The case stems from a June 2024 protest where demonstrators occupied the Stanford president's office, causing over $360,000 in damage—breaking windows, spray-painting walls, and disabling security cameras. District Attorney Jeff Rosen charged 12 individuals with felony vandalism and conspiracy to trespass, notably declining to add hate crime enhancements, a decision that arguably favored the defendants by focusing on conduct rather than motive.
After a jury deadlocked 9-3 on vandalism and 8-4 on conspiracy, Rosen announced a retrial. The defendants then moved to recuse him, arguing his campaign website and a December email to about 600 supporters improperly linked the case to his broader anti-antisemitism advocacy. Judge Kelley Paul agreed, removing Rosen and his entire office on May 8.
Legal experts quickly condemned the ruling as an extreme overreach. Under California Penal Code Section 1424, recusal requires an “actual likelihood of unfair treatment,” not merely a perception of impropriety. Disqualifying an entire office demands an “especially persuasive” showing that the district attorney's personal interest would infect line prosecutors—a bar the California Supreme Court has set very high.
In Haraguchi v. Superior Court, the state's top court declined to recuse a prosecutor who had written a novel resembling his own case, giving him a direct financial stake. If that wasn't disqualifying, critics argue, a 600-person campaign email shouldn't be either. By contrast, in People v. Pomar, San Francisco DA Brooke Jenkins was properly recused after publicly attacking her office's handling of a murder case involving a family member—a concrete, personal conflict absent here.
Rosen's only “conflict” is that he believes antisemitism is a serious problem and described this case in that context. Yet district attorneys routinely campaign on priorities—fighting gangs, domestic violence, or hate crimes—without being disqualified from related cases. New York AG Letitia James pursued Donald Trump after campaigning against him; Manhattan DA Alvin Bragg prosecuted Trump after running on his prior Trump work; Alameda DA Pamela Price campaigned on racial equity and wasn't recused from racially charged cases.
“It strains credulity to claim that the same rhetoric crosses the line only when the crime being fought is antisemitism and the prosecutor is Jewish,” wrote Mark Goldfeder, a law professor and CEO of the National Jewish Advocacy Center, in the original analysis.
The defendants weren't charged for criticizing Israel or for the antisemitic content of their graffiti—they were charged for breaking into offices and causing property damage. If the evidence is weak, the remedy is acquittal, not recusal of the entire prosecution team.

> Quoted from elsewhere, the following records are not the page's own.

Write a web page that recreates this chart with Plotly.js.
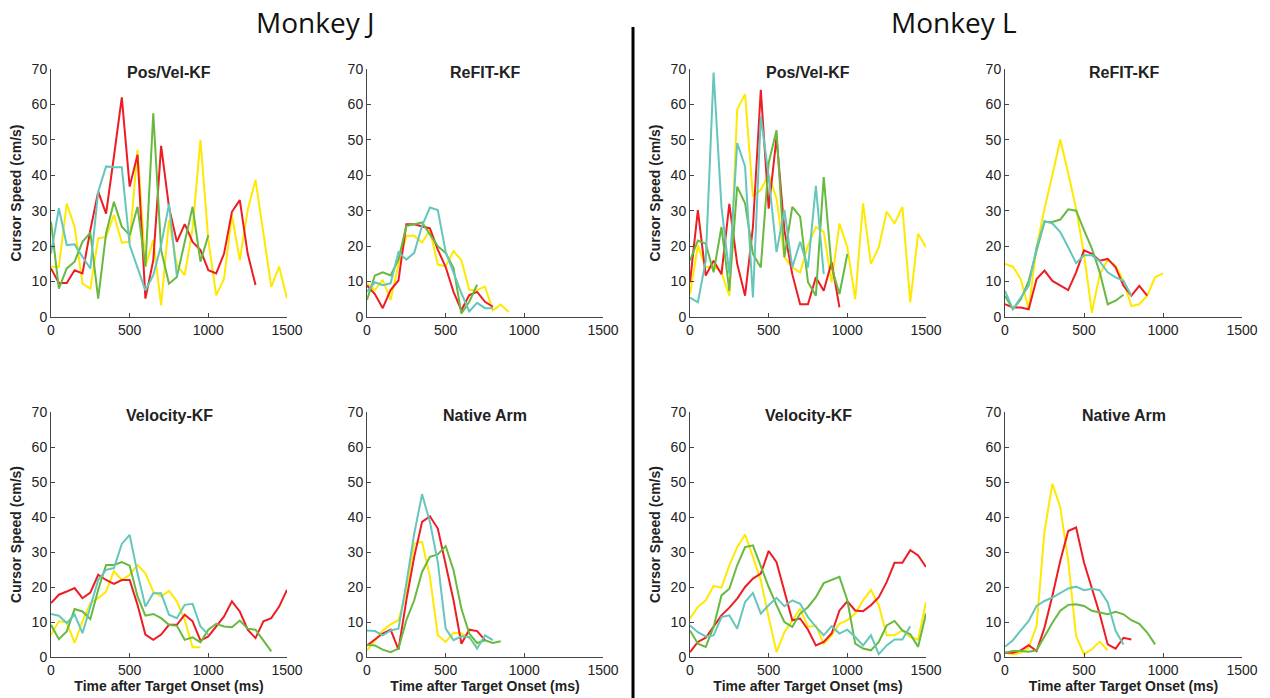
<!DOCTYPE html>
<html>
<head>
<meta charset="utf-8">
<script src="https://cdn.plot.ly/plotly-3.0.1.min.js"></script>
<style>
  html, body { margin: 0; padding: 0; background: #fff; }
  #chart { width: 1270px; height: 698px; }
</style>
</head>
<body>
<div id="chart"></div>
<script>
// Sample times (ms after target onset), one sample every 50 ms
const timeMs = [0, 50, 100, 150, 200, 250, 300, 350, 400, 450, 500, 550, 600, 650, 700, 750,
  800, 850, 900, 950, 1000, 1050, 1100, 1150, 1200, 1250, 1300, 1350, 1400, 1450, 1500];

const panelTitles = ['Pos/Vel-KF', 'ReFIT-KF', 'Pos/Vel-KF', 'ReFIT-KF',
  'Velocity-KF', 'Native Arm', 'Velocity-KF', 'Native Arm'];
const groupTitles = ['Monkey J', 'Monkey L'];
const xTicks = [0, 500, 1000, 1500];
const yTicks = [0, 10, 20, 30, 40, 50, 60, 70];

// ---- Monkey J, Pos/Vel-KF (cursor speed, cm/s)
const jPosVelRed = [13.7, 9.6, 9.6, 13.2, 12.3, 24.5, 35.4, 29.2, 45.3, 62, 36.8, 45.8, 5.2, 16, 48.3, 31,
  21.2, 26.2, 21.2, 18.9, 13.2, 12.3, 17.9, 29.7, 33, 17.9, 9];
const jPosVelYellow = [14.2, 14.2, 32, 25.5, 9.4, 8, 22.2, 22.6, 28.8, 21, 21.2, 47.2, 14.2, 21.7, 3.3, 27.4,
  14.6, 11.8, 25, 50, 21.7, 6.1, 10.8, 28.8, 16, 30.2, 38.7, 23.6, 8.5, 14.2, 5.2];
const jPosVelGreen = [26.9, 8, 13.7, 15.6, 21.2, 23.8, 5.2, 23.6, 32.5, 25.5, 23.1, 31.1, 14.2, 57.5, 18.9, 9.4,
  11.3, 20.8, 31.1, 15.6, 23.1];
const jPosVelTeal = [17.9, 30.7, 20.3, 20.5, 17, 13.7, 35.4, 42.5, 42.3, 42.3, 20.3, 14.2, 7.5, 11.8, 20.3, 31.9, 11.5];

// ---- Monkey J, ReFIT-KF
const jRefitRed = [8.9, 6.5, 2.5, 7.6, 10.3, 26.2, 26.2, 25.7, 25, 19, 14.1, 7.1, 1.9, 6.2, 7.1, 4.3, 2.9];
const jRefitYellow = [9.5, 7.6, 10.5, 4.8, 14.8, 22.9, 22.9, 21, 24.5, 14.8, 14.3, 18.6, 16, 7.6, 7.6, 8.6,
  1.9, 3.5, 1.4];
const jRefitGreen = [4.8, 11.7, 12.6, 11.7, 16.2, 25.7, 26.2, 26.7, 23.3, 20, 18.1, 13.8, 1, 4.3, 9.1];
const jRefitTeal = [7.1, 9.8, 9, 9.5, 18.3, 16.2, 18.1, 25.7, 30.9, 30.2, 18.4, 12.4, 6.7, 1.6, 4, 2.5, 2.5];

// ---- Monkey L, Pos/Vel-KF
const lPosVelRed = [9.8, 30.2, 11.7, 15.9, 12.1, 31.9, 15, 6, 25.4, 64.1, 30.6, 50.6, 24.5, 12.1, 3.6, 3.6,
  11.2, 7.4, 15.5, 2.7];
const lPosVelYellow = [6.5, 20.2, 14, 14.5, 12.6, 6, 58.6, 62.9, 34, 35.9, 40.1, 33.5, 16.9, 14, 12.6, 20.2,
  25.4, 24, 9.8, 26.4, 19.7, 5, 32.1, 15, 19.7, 29.7, 26.4, 31.1, 4.1, 23.5, 19.7];
const lPosVelGreen = [15.9, 21.6, 20.7, 12.6, 25.4, 7.4, 36.8, 32.1, 17.8, 14, 43.5, 52.7, 16.9, 31.1, 28.3, 9.8,
  6, 39.5, 14, 6.5, 17.8];
const lPosVelTeal = [5.5, 4.1, 15.9, 69, 31.1, 12.1, 49.1, 42.5, 5.5, 56.7, 39.7, 18.3, 30.2, 14, 21.2, 14,
  37, 12.1];

// ---- Monkey L, ReFIT-KF
const lRefitRed = [3.6, 2.7, 2.7, 2.2, 10.7, 13.1, 10.2, 8.8, 7.6, 12.6, 18.8, 17.8, 15.9, 16.4, 14, 8.8,
  6, 8.8, 6];
const lRefitYellow = [15, 14.2, 10.7, 2.2, 19.7, 30.6, 40.1, 50.1, 40.6, 30.6, 17.8, 1.2, 12.1, 16.1, 14.5, 10.2,
  3.1, 3.6, 6, 11.2, 12.3];
const lRefitGreen = [6, 2.2, 5, 10.2, 18.8, 26.8, 26.8, 27.5, 30.4, 30, 24.5, 19.3, 12.6, 3.6, 4.6, 6.3];
const lRefitTeal = [7.4, 2.2, 5.5, 8.8, 19.7, 27.1, 26.4, 24, 19.7, 15.2, 17.4, 17.4, 15.7, 12.6, 11.2, 10.2, 6];

// ---- Monkey J, Velocity-KF
const jVelRed = [15.4, 17.8, 18.7, 19.7, 16.8, 18.4, 23.5, 22, 20.9, 22, 22, 14.9, 6.4, 4.9, 6.4, 9.2,
  9.2, 12.1, 10.2, 4.7, 5.9, 8.7, 11.6, 15.9, 13, 7.8, 5.4, 10.2, 11.1, 14.4, 19.2];
const jVelYellow = [6.4, 10.2, 9.9, 4, 10.2, 15.4, 16.8, 18.7, 24.5, 22, 23.5, 26.3, 23.9, 18.7, 17.3, 18.9,
  15.9, 10.6, 2.8, 2.8];
const jVelGreen = [9.2, 5.1, 7.3, 13.7, 13, 10.8, 19.2, 26.3, 26.3, 27.1, 26.1, 17.3, 11.8, 12.3, 11.1, 9.2,
  8.9, 4.9, 5.6, 4.2, 7.8, 9.5, 8.7, 8.5, 10.4, 8.1, 7.8, 4.7, 1.6];
const jVelTeal = [12.3, 11.8, 9.7, 12.1, 6.8, 14.4, 22, 24.9, 25.4, 32.3, 34.9, 23.9, 14.4, 18.2, 18.2, 12.1,
  11.1, 14.9, 15.2, 8.7, 6.4];

// ---- Monkey J, Native Arm
const jArmRed = [3.3, 5, 6.7, 7.8, 2.1, 16.2, 28.6, 38.6, 40.2, 36.7, 26.7, 16.2, 3.8, 7.8, 7.4, 4.8];
const jArmYellow = [1.9, 4.8, 7.6, 9.3, 10.5, 18.6, 32.4, 32.9, 22.9, 6.2, 4.3, 6.9, 6.7, 5.5, 2.9];
const jArmGreen = [3.5, 3.3, 2.1, 1.4, 2.4, 10.5, 16.2, 24.3, 28.6, 29.3, 31.7, 24.8, 13.8, 6.7, 4, 4.8, 4, 4.5];
const jArmTeal = [7.6, 7.4, 6.2, 7.6, 8.1, 21, 35.2, 46.5, 38.6, 27.1, 8.1, 4.8, 5.9, 5.7, 2.4, 6.2, 4.8];

// ---- Monkey L, Velocity-KF
const lVelRed = [1.4, 4.3, 5.5, 8.6, 11.9, 14.1, 16.7, 20, 22.4, 23.8, 30.3, 27.1, 18.6, 10.5, 11, 7.8,
  3.3, 4.3, 6.7, 13.3, 15.9, 13.3, 13.1, 14.8, 17.1, 21.4, 26.9, 26.9, 30.5, 29, 25.7];
const lVelYellow = [11, 14.3, 16.2, 20.3, 19.8, 26.2, 31.4, 35, 28.6, 21.9, 11.4, 1.4, 7.1, 10.5, 13.8, 8.6,
  9, 3.8, 6.2, 9.5, 10.5, 12.4, 16.2, 19.2, 14.8, 6.2, 6.2, 7.6, 5.7, 5, 15.7];
const lVelGreen = [7.6, 3.8, 2.9, 8.6, 17.6, 19.5, 26.2, 31.4, 31.9, 25.7, 20, 14.8, 10, 8.6, 12.4, 14.3,
  17.1, 21.1, 21.9, 22.9, 16.2, 3.8, 2.4, 1.9, 4.3, 9, 10.3, 7.6, 6.5, 2.9, 12.4];
const lVelTeal = [9, 7.1, 5.9, 6.2, 11.4, 11.9, 8.1, 15.7, 18.3, 12.4, 14.8, 16.9, 14.5, 16.2, 15.2, 11.4,
  8.6, 6.2, 8.8, 6.7, 7.8, 5.7, 3.3, 6.2, 0.8, 3.3, 5, 5, 8.8];

// ---- Monkey L, Native Arm
const lArmRed = [1.2, 1.2, 1.9, 3.4, 1.7, 8.4, 17.5, 27.5, 36, 37, 27, 19.8, 12.2, 3.6, 2.4, 5.5, 5];
const lArmYellow = [1.2, 0.8, 1.2, 2.7, 8.9, 36, 49.5, 42.7, 27.5, 6, 0.8, 2.2, 4.4, 1.9];
const lArmGreen = [1.2, 1.7, 1.7, 1.5, 1.9, 6, 9.8, 13.2, 14.9, 15.1, 14.6, 13.2, 12.7, 12.2, 12.9, 12.2,
  10.5, 9.5, 7, 3.6];
const lArmTeal = [2.9, 4.8, 7.6, 10.3, 14.6, 16, 17, 18.4, 19.6, 20.1, 19.1, 19.5, 19.1, 15.6, 7.5, 3.6];

// Line colours used in every panel
const COLORS = { yellow: '#ffe900', red: '#ee1d24', green: '#67b93f', teal: '#66c6bb' };

// Panel contents, in subplot order (top row left to right, then bottom row)
const panelSeries = [
  { yellow: jPosVelYellow, red: jPosVelRed, green: jPosVelGreen, teal: jPosVelTeal },
  { yellow: jRefitYellow, red: jRefitRed, green: jRefitGreen, teal: jRefitTeal },
  { yellow: lPosVelYellow, red: lPosVelRed, green: lPosVelGreen, teal: lPosVelTeal },
  { yellow: lRefitYellow, red: lRefitRed, green: lRefitGreen, teal: lRefitTeal },
  { yellow: jVelYellow, red: jVelRed, green: jVelGreen, teal: jVelTeal },
  { yellow: jArmYellow, red: jArmRed, green: jArmGreen, teal: jArmTeal },
  { yellow: lVelYellow, red: lVelRed, green: lVelGreen, teal: lVelTeal },
  { yellow: lArmYellow, red: lArmRed, green: lArmGreen, teal: lArmTeal }
];

const W = 1270, H = 698;
// Axis boxes in pixels: columns [left, right], rows [top, bottom]
const colPx = [[51, 287], [367, 603], [690, 926], [1005, 1242]];
const rowPx = [[69, 317], [412, 657]];

const FONT = 'Liberation Sans, Arial, Helvetica, sans-serif';
const traces = [];
const layout = {
  width: W, height: H,
  margin: { l: 0, r: 0, t: 0, b: 0 },
  paper_bgcolor: '#fff', plot_bgcolor: '#fff',
  showlegend: false,
  font: { family: FONT, size: 14, color: '#222' },
  annotations: [], shapes: []
};

panelSeries.forEach((series, i) => {
  const n = i + 1;
  const row = Math.floor(i / 4), col = i % 4;
  const xName = 'xaxis' + (n === 1 ? '' : n), yName = 'yaxis' + (n === 1 ? '' : n);
  const xRef = 'x' + (n === 1 ? '' : n), yRef = 'y' + (n === 1 ? '' : n);

  ['yellow', 'red', 'green', 'teal'].forEach(key => {
    const ys = series[key];
    traces.push({
      type: 'scatter', mode: 'lines',
      x: timeMs.slice(0, ys.length), y: ys,
      xaxis: xRef, yaxis: yRef,
      line: { color: COLORS[key], width: 2 },
      hoverinfo: 'skip'
    });
  });

  const common = {
    showline: true, linecolor: '#444', linewidth: 1,
    ticks: 'inside', ticklen: 4, tickcolor: '#444',
    showgrid: false, zeroline: false, fixedrange: true,
    tickfont: { family: FONT, size: 14, color: '#222' }
  };
  layout[xName] = Object.assign({}, common, {
    domain: [colPx[col][0] / W, colPx[col][1] / W],
    anchor: yRef, range: [0, 1500],
    tickmode: 'array', tickvals: xTicks, ticktext: xTicks.map(String)
  });
  layout[yName] = Object.assign({}, common, {
    domain: [1 - rowPx[row][1] / H, 1 - rowPx[row][0] / H],
    anchor: xRef, range: [0, 70],
    tickmode: 'array', tickvals: yTicks, ticktext: yTicks.map(String)
  });
  if (col === 0 || col === 2) {
    layout[yName].title = { text: 'Cursor Speed (cm/s)', standoff: 6,
      font: { family: FONT, size: 14, color: '#222', weight: 'bold' } };
  }
  if (row === 1) {
    layout[xName].title = { text: 'Time after Target Onset (ms)', standoff: 2,
      font: { family: FONT, size: 14, color: '#222', weight: 'bold' } };
  }

  // Panel title above each axis box
  layout.annotations.push({
    text: '<b>' + panelTitles[i] + '</b>',
    xref: 'paper', yref: 'paper',
    x: (colPx[col][0] + colPx[col][1]) / 2 / W,
    y: 1 - (rowPx[row][0] + 3) / H,
    xanchor: 'center', yanchor: 'middle', showarrow: false,
    font: { family: FONT, size: 16, color: '#222' }
  });
});

// Group headings
[[315, groupTitles[0]], [954, groupTitles[1]]].forEach(([px, label]) => {
  layout.annotations.push({
    text: label, xref: 'paper', yref: 'paper',
    x: px / W, y: 1 - 22 / H, xanchor: 'center', yanchor: 'middle', showarrow: false,
    font: { family: 'Open Sans, Liberation Sans, sans-serif', size: 28, color: '#111' }
  });
});

// Divider between the two monkeys
layout.shapes.push({
  type: 'line', xref: 'paper', yref: 'paper',
  x0: 633 / W, x1: 633 / W, y0: 0, y1: 1 - 27 / H,
  line: { color: '#000', width: 3 }
});

Plotly.newPlot('chart', traces, layout, { staticPlot: true, displayModeBar: false });
</script>
</body>
</html>
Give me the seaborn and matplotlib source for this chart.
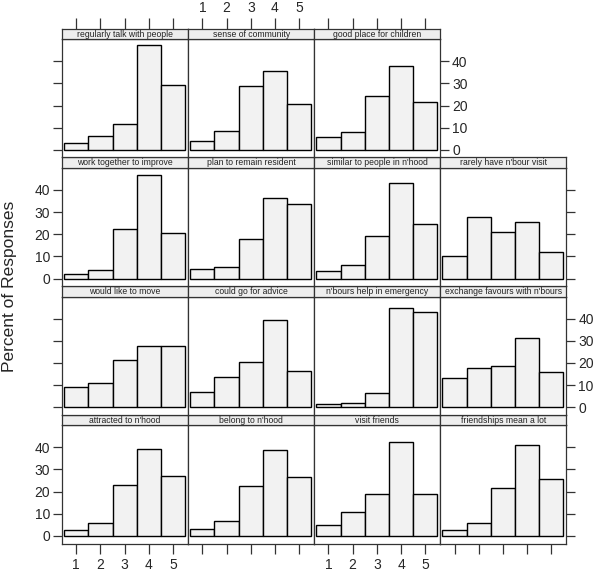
import numpy as np
import pandas as pd
import matplotlib
matplotlib.use("Agg")
import matplotlib.pyplot as plt
import seaborn as sns

# ---- data (panel order: lattice fills from bottom-left, row by row upward) ----
items = [
    "attracted to n'hood", "belong to n'hood", "visit friends", "friendships mean a lot",
    "would like to move", "could go for advice", "n'bours help in emergency",
    "exchange favours with n'bours",
    "work together to improve", "plan to remain resident", "similar to people in n'hood",
    "rarely have n'bour visit",
    "regularly talk with people", "sense of community", "good place for children",
]
responses = [1, 2, 3, 4, 5]

attracted = [2.6, 5.9, 22.8, 39.2, 26.9]
belong = [3.2, 6.6, 22.7, 38.9, 26.6]
visit_friends = [5.0, 10.8, 19.1, 42.4, 18.9]
friendships = [2.9, 5.9, 21.7, 40.8, 25.7]
would_move = [9.3, 11.1, 21.1, 27.4, 27.4]
advice = [7.1, 13.5, 20.3, 39.5, 16.4]
emergency = [1.4, 2.1, 6.5, 44.7, 42.9]
favours = [13.4, 17.6, 18.6, 31.1, 15.8]
work_together = [2.0, 3.9, 22.3, 46.5, 20.7]
remain = [4.1, 5.1, 17.7, 36.5, 33.8]
similar = [3.3, 6.0, 19.2, 43.3, 24.8]
rarely_visit = [10.0, 27.8, 21.0, 25.4, 11.9]
talk = [3.2, 6.4, 11.8, 47.1, 29.4]
community = [4.2, 8.6, 28.7, 35.6, 20.6]
children = [5.7, 8.0, 24.2, 37.9, 21.5]

series = [attracted, belong, visit_friends, friendships, would_move, advice, emergency,
          favours, work_together, remain, similar, rarely_visit, talk, community, children]

y_ticks = [0, 10, 20, 30, 40]
y_label = "Percent of Responses"

df = pd.DataFrame(
    [(it, r, v) for it, vals in zip(items, series) for r, v in zip(responses, vals)],
    columns=["item", "response", "percent"],
)

# ---- styling ----
sns.set_style("ticks")
plt.rcParams["font.family"] = ["Liberation Sans", "DejaVu Sans"]

W, H = 600, 572
fig = plt.figure(figsize=(6, 5.72), dpi=100)

left0 = 62.0
pw = 126.1
top0 = 28.7
row_h = 128.7
strip_h = 10.5
panel_h = row_h - strip_h

xlim = (0.41, 5.62)
ylim = (-3.4, 49.9)
frame_col = "#333333"
tick_fs = 10
tick_len = 6.5


def rect(x, y_top, w, h):
    return [x / W, 1 - (y_top + h) / H, w / W, h / H]


for i, item in enumerate(items):
    row_from_bottom = i // 4
    c = i % 4
    r = 3 - row_from_bottom
    x = left0 + c * pw
    st = top0 + r * row_h

    ax = fig.add_axes(rect(x, st + strip_h, pw, panel_h))
    sub = df[df["item"] == item]
    sns.histplot(data=sub, x="response", weights="percent", discrete=True,
                 color="#f2f2f2", alpha=1, edgecolor="black", linewidth=1.0, ax=ax)
    ax.set_xlim(*xlim)
    ax.set_ylim(*ylim)
    ax.set_xlabel("")
    ax.set_ylabel("")
    for sp in ax.spines.values():
        sp.set_color(frame_col)
        sp.set_linewidth(0.9)
        sp.set_visible(True)

    # y axis ticks
    ax.set_yticks(y_ticks)
    rightmost = (c == 3) or (r == 0 and c == 2)
    left_tick = c == 0
    left_lab = left_tick and r in (1, 3)
    right_lab = rightmost and r in (0, 2)
    ax.tick_params(axis="y", direction="out", length=tick_len, width=0.9, color=frame_col,
                   left=left_tick, labelleft=left_lab,
                   right=rightmost, labelright=right_lab, labelsize=tick_fs, pad=2)

    # x axis ticks (bottom row)
    ax.set_xticks(responses)
    bottom = r == 3
    ax.tick_params(axis="x", direction="out", length=tick_len + 1, width=0.9, color=frame_col,
                   bottom=bottom, labelbottom=bottom and c in (0, 2), top=False,
                   labeltop=False, labelsize=tick_fs, pad=3)

    # strip
    sax = fig.add_axes(rect(x, st, pw, strip_h))
    sax.set_facecolor("#eeeeee")
    sax.set_xlim(*xlim)
    sax.set_ylim(0, 1)
    sax.set_yticks([])
    for sp in sax.spines.values():
        sp.set_color(frame_col)
        sp.set_linewidth(0.9)
    sax.text(0.5, 0.48, item, transform=sax.transAxes, ha="center", va="center",
             fontsize=6.2, color="#222222")
    sax.set_xticks(responses)
    topr = r == 0
    sax.tick_params(axis="x", direction="out", length=tick_len + 1.5, width=0.9,
                    color=frame_col, bottom=False, labelbottom=False,
                    top=topr, labeltop=topr and c == 1, labelsize=tick_fs, pad=2)
    sax.tick_params(axis="y", left=False, right=False)

fig.text(10 / W, 1 - 286 / H, y_label, rotation=90, ha="center", va="center",
         fontsize=12.5)

fig.savefig("out.png", dpi=100)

Rosen's own framing—dissent is protected, vandalism is criminal—captures the proper balance. The judge's ruling, however, risks politicizing prosecutorial recusal, allowing defendants to shop for a friendly prosecutor based on the DA's worldview rather than any concrete bias. As Goldfeder noted, a defendant isn't entitled to a prosecutor with no worldview, only one who can apply the law fairly.